Elva Alvarez, a close friend of the family who lives next door, said she feared for the safety of Vanessa Alvarez, her granddaughter.

Vanessa and Luis grew up together in the neighborhood of three-deckers and overgrown lots, just a block from the housing project.

As they got older, Alvarez said the two teens spoke on the phone nearly every day.

"I'm scared for her," Alvarez said of her granddaughter as tears rolled down her cheeks. "She walks to school sometimes over there."

Alvarez stood on the front porch, her head covered with a fur-lined hood. She said she had been crying since her mother learned of Gerena's death on the news.

"We was friends since we were little," she said, before burying her face in her hands and returning to her grandmother's apartment.

Jason Fernandes looked much younger than his 14 years. He grew up in Dorchester but moved to Brockton with his sister, who was his guardian, seven years ago.

Relatives said he preferred to spend time in his room, playing video games or watching television, rather than going to parties, as many of his friends did.
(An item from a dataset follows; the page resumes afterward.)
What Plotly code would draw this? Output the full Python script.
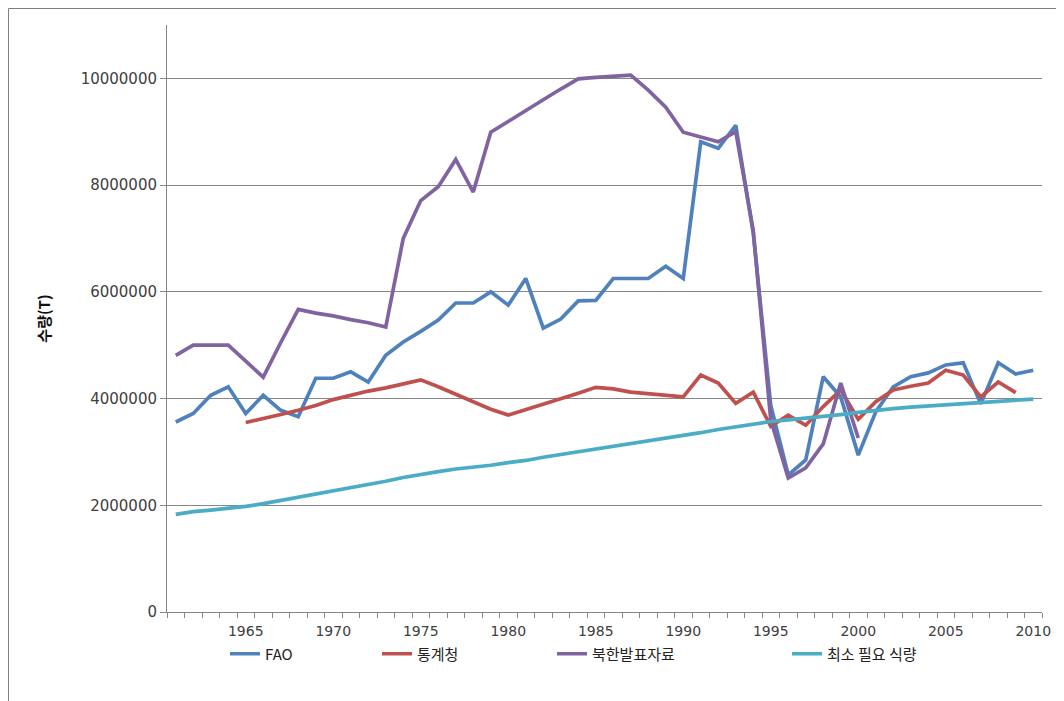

Fernandes was an eighth-grader at the B. B. Russell School in Brockton. His parents live in Cape Verde but traveled to the United States to attend his funeral, which was held on Thursday.

Family members say the predawn attack, in which Fernandes' s cousin was also shot, was random, but police believe one or both of the victims had been targeted.

Emmanuel Saintil, described by relatives as a lanky boy who often flashed a wide smile and loved to dance, was shot execution-style by a hooded gunman in Roslindale three days before Christmas.

Saintil, whom family and friends called Benjy, was in the eighth-grade and had just made the honor roll at Edwards Middle School.

He was a member of the school's step squad, relatives said.